Despite this shift, the company still has a dollar risk in the single-digit
billions, in part because the company also sells engines in the U.S. in
addition to vehicles. But because BMW purchases raw materials in dollars and
also hedges its currency risks through financial market mechanisms, its
remaining risks are manageable.
For
mid-sized companies like Airbus supplier Rolf Philipp, however, manufacturing
abroad usually isn't worthwhile. And the lower your position in the supply
chain, the harder it is to, for example, procure raw materials in dollars,
Philipp explains.

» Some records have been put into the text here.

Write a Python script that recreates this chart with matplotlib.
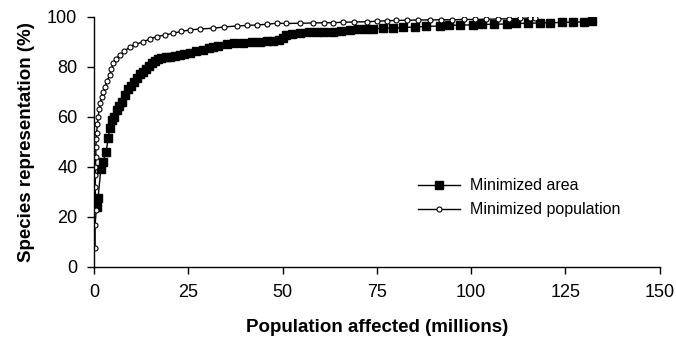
import matplotlib
matplotlib.use('Agg')
import matplotlib.pyplot as plt

# values
area_x = [0.8, 1.1, 1.8, 2.4, 3.2, 3.8, 4.2, 4.7, 5.3, 6.1, 6.6, 7.3, 8.2, 9.0, 9.8,
          10.6, 11.5, 12.3, 13.1, 13.9, 14.6, 15.3, 16.2, 17.0, 17.8, 19.0, 20.1,
          21.5, 22.8, 24.0, 25.4, 27.0, 29.0, 30.5, 31.6, 33.0, 35.2, 37.0, 39.6,
          42.0, 44.0, 46.0, 47.5, 49.0, 50.0, 51.0, 52.5, 54.6, 57.0, 59.0, 61.0,
          63.4, 65.5, 67.8, 70.0, 72.0, 74.0, 76.5, 79.3, 82.0, 85.0, 88.0, 91.7,
          94.0, 97.0, 100.5, 103.0, 106.0, 109.4, 112.0, 115.0, 118.2, 121.0,
          124.0, 127.0, 130.0, 132.0]
area_y = [24, 27.6, 39, 42, 46, 51.6, 55.6, 58.8, 60, 62.8, 64.5, 66, 68.8, 71, 72.5,
          74, 75.5, 77, 78, 79, 80.5, 81.6, 82.5, 83.2, 83.6, 83.8, 84,
          84.4, 84.8, 85.2, 85.6, 86.2, 86.8, 87.4, 88, 88.5, 89.2, 89.4, 89.6,
          89.8, 90, 90.2, 90.4, 90.8, 91.5, 92.8, 93.2, 93.6, 93.8, 94, 94,
          94.1, 94.5, 94.8, 95, 95.1, 95.2, 95.4, 95.6, 95.8, 96, 96.2, 96.4,
          96.6, 96.8, 96.8, 97, 97.1, 97.2, 97.4, 97.5, 97.6, 97.7,
          97.8, 98, 98, 98.2]

pop_x = [0.3, 0.3, 0.6, 0.3, 0.4, 0.4, 0.5, 0.5, 0.6, 0.7, 0.9, 1.1, 1.4, 1.7, 2.0,
         2.4, 2.9, 3.5, 4.2, 4.6, 5.1, 5.9, 6.9, 8.0, 9.5, 11.0, 13.1, 14.8, 16.6,
         18.8, 21.0, 23.0, 25.4, 28.0, 31.6, 34.5, 37.8, 40.5, 43.1, 46.0, 48.4,
         51.0, 54.6, 58.0, 61.0, 63.4, 66.0, 69.0, 72.3, 75.0, 77.6, 80.0, 83.0,
         86.0, 89.0, 92.0, 95.0, 98.0, 101.0, 104.0, 107.0, 110.0, 113.0, 115.6, 117.0]
pop_y = [7.6, 16.8, 22.8, 32, 36.8, 40, 44, 48, 51, 53.6, 57, 60, 63, 65.5, 68,
         70, 72, 74.5, 76.8, 79, 81.6, 83.3, 84.8, 86.2, 88, 89, 90.1, 91.2, 92.1,
         92.8, 93.5, 94.2, 94.8, 95.2, 95.5, 96, 96.4, 96.6, 96.8, 97.1, 97.5,
         97.4, 97.5, 97.6, 97.7, 97.7, 97.9, 98, 98.1, 98.3, 98.5, 98.6, 98.7,
         98.8, 98.8, 98.9, 98.9, 99, 99, 99.1, 99.2, 99.3, 99.4, 99.6, 99.6]

x_ticks = [0, 25, 50, 75, 100, 125, 150]
y_ticks = [0, 20, 40, 60, 80, 100]

plt.rcParams['font.family'] = ['Liberation Sans', 'DejaVu Sans']

fig = plt.figure(figsize=(6.76, 3.39), dpi=100)
ax = fig.add_axes([0.139, 0.2124, 0.837, 0.7375])

ax.plot(area_x, area_y, color='black', lw=1.0, marker='s', ms=5.5,
        mfc='black', mec='black', label='Minimized area')
ax.plot(pop_x, pop_y, color='black', lw=1.0, marker='o', ms=3.6,
        mfc='white', mec='black', mew=0.8, label='Minimized population')

ax.set_xlim(0, 150)
ax.set_ylim(0, 100)
ax.set_xticks(x_ticks)
ax.set_yticks(y_ticks)
ax.tick_params(direction='out', length=5, width=1, labelsize=13, colors='black', pad=7)
ax.spines['top'].set_visible(False)
ax.spines['right'].set_visible(False)
for s in ['left', 'bottom']:
    ax.spines[s].set_linewidth(1.0)

ax.set_xlabel('Population affected (millions)', fontsize=13.5, fontweight='bold', labelpad=13)
ax.set_ylabel('Species representation (%)', fontsize=13.5, fontweight='bold', labelpad=9)

ax.legend(loc='upper left', bbox_to_anchor=(412 / 676, 1 - 172 / 339),
          bbox_transform=fig.transFigure, frameon=False, fontsize=11.5,
          handlelength=2.6, handletextpad=0.6, labelspacing=0.55, borderaxespad=0)

fig.savefig('out.png', dpi=100)
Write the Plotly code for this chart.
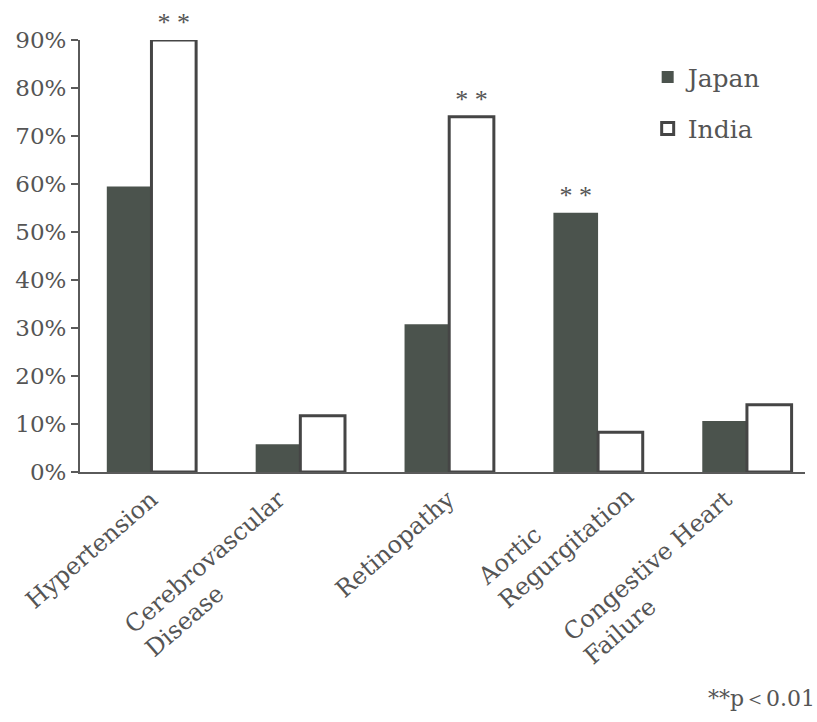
import plotly.graph_objects as go

# Complication rates by country
categories = ["Hypertension", "Cerebrovascular<br>Disease", "Retinopathy",
              "Aortic<br>Regurgitation", "Congestive Heart<br>Failure"]
japan = [59.5, 5.8, 30.8, 54.0, 10.6]
india = [90.0, 11.7, 74.0, 8.3, 14.0]

# significance markers drawn above the bars
japan_sig = ["", "", "", "* *", ""]
india_sig = ["* *", "", "* *", "", ""]

y_ticks = [0, 10, 20, 30, 40, 50, 60, 70, 80, 90]
y_ticktext = [f"{v}%" for v in y_ticks]

SERIF = "DejaVu Serif"
TEXT_GREY = "#555555"
AXIS_GREY = "#5a5a5a"
JAPAN_FILL = "#4b534d"
INDIA_LINE = "#454545"

# extra nudge (px) for labels that sit further along the slant
label_nudge = {3: (30, 26)}

fig = go.Figure()
fig.add_trace(go.Bar(
    x=categories, y=japan, name="Japan",
    marker=dict(color=JAPAN_FILL, line=dict(width=0)),
    text=japan_sig, textposition="outside", cliponaxis=False,
    constraintext="none",
    textfont=dict(family="Liberation Serif", size=26, color=TEXT_GREY),
    legendgroup="jp",
))
fig.add_trace(go.Bar(
    x=categories, y=india, name="India",
    marker=dict(color="white", line=dict(color=INDIA_LINE, width=3)),
    text=india_sig, textposition="outside", cliponaxis=False,
    constraintext="none",
    textfont=dict(family="Liberation Serif", size=26, color=TEXT_GREY),
    legendgroup="in",
))

# rotated category labels, left-aligned within each block
for i, label in enumerate(categories):
    dx, dy = label_nudge.get(i, (0, 0))
    fig.add_annotation(
        x=i, xref="x", y=0, yref="paper",
        text=label, showarrow=False, textangle=-41, align="left",
        xanchor="right", yanchor="top", xshift=14 + dx, yshift=-10 + dy,
        font=dict(family=SERIF, size=24, color=TEXT_GREY),
    )

fig.add_annotation(
    x=1, xref="paper", y=0, yref="paper",
    text="**p＜0.01", showarrow=False,
    xanchor="right", yanchor="middle", xshift=12, yshift=-226,
    font=dict(family=SERIF, size=22, color=TEXT_GREY),
)

fig.update_layout(
    width=817, height=722,
    margin=dict(l=80, r=12, t=40, b=250),
    paper_bgcolor="white", plot_bgcolor="white",
    barmode="group", bargap=0.4, bargroupgap=0,
    showlegend=True,
    legend=dict(
        x=0.783, y=0.967, xanchor="left", yanchor="top",
        font=dict(family=SERIF, size=25, color=TEXT_GREY),
        bgcolor="rgba(0,0,0,0)", traceorder="grouped", tracegroupgap=16,
    ),
    xaxis=dict(
        type="category", range=[-0.48, 4.39],
        showline=True, linecolor=AXIS_GREY, linewidth=2,
        ticks="", showticklabels=False, showgrid=False, zeroline=False,
    ),
    yaxis=dict(
        range=[0, 90], tickvals=y_ticks, ticktext=y_ticktext,
        showline=True, linecolor=AXIS_GREY, linewidth=2,
        ticks="outside", ticklen=7, tickwidth=2, tickcolor=AXIS_GREY,
        showgrid=False, zeroline=False,
        tickfont=dict(family=SERIF, size=23, color=TEXT_GREY),
    ),
)

fig.write_html("out.html")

The only option really available to him and many other
companies is to hedge the currency risks for as many of their orders as
possible through the bank. But doing so is expensive, and it will get even more
so the longer the weak dollar continues and the further the exchange rate
falls.
Even worse
than a weak dollar -- for Philipp, for other corporations and for the entire
global economy -- would be if Trump's risky policies led to inflation, higher
interest rates and an abrupt end to the economic boom. That would mark the end
of a cold war -- and everybody would lose.